Now, assuming that the allocations proceed basically linearly, then free(xMaxs); may need to dereference memory that was allocated some number of pages away from xMins (which was just dereferenced during free(xMins);), so you might need to swap in a page from the backing store in order to perform the free (which causes a huge slowdown in execution when that happens). Re-ordering the free()'s to match the allocation order could help... In this case, that'd mean

free(xMins);
free(yMins);
free(zMins);
free(xMaxs);
free(yMaxs);
free(zMaxs);
Aidan Cully
A: 

It sounds like you are running your program from a debugger in Windows, which by default causes a special debug heap to be used, which dramatically slows down memory deallocations.
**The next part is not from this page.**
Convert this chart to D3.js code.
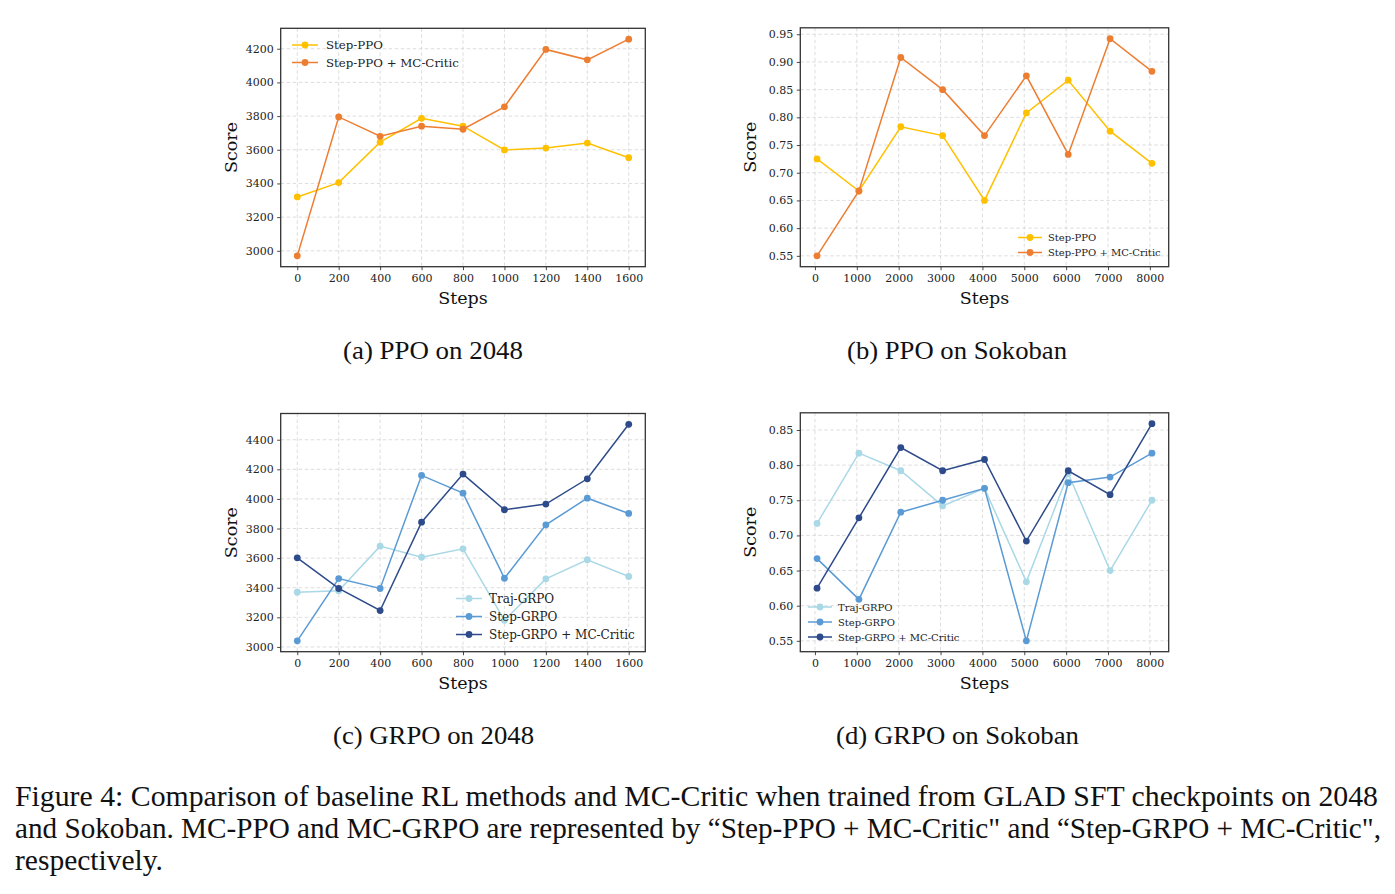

This applies even to non-debug builds, as long as they are launched from a debugger (such as Visual Studio). You should be able to disable this behavior by setting the environment variable _NO_DEBUG_HEAP=1 before running your program (I recommend setting it in the project configuration settings rather than in the system settings, if possible).

You didn't describe anything about your programming environment in the original question, however, so I had to make certain assumptions about it that might be wrong. If you're not running your program under Windows, for example, then my answer doesn't apply and I have no idea what the cause of your problem might be.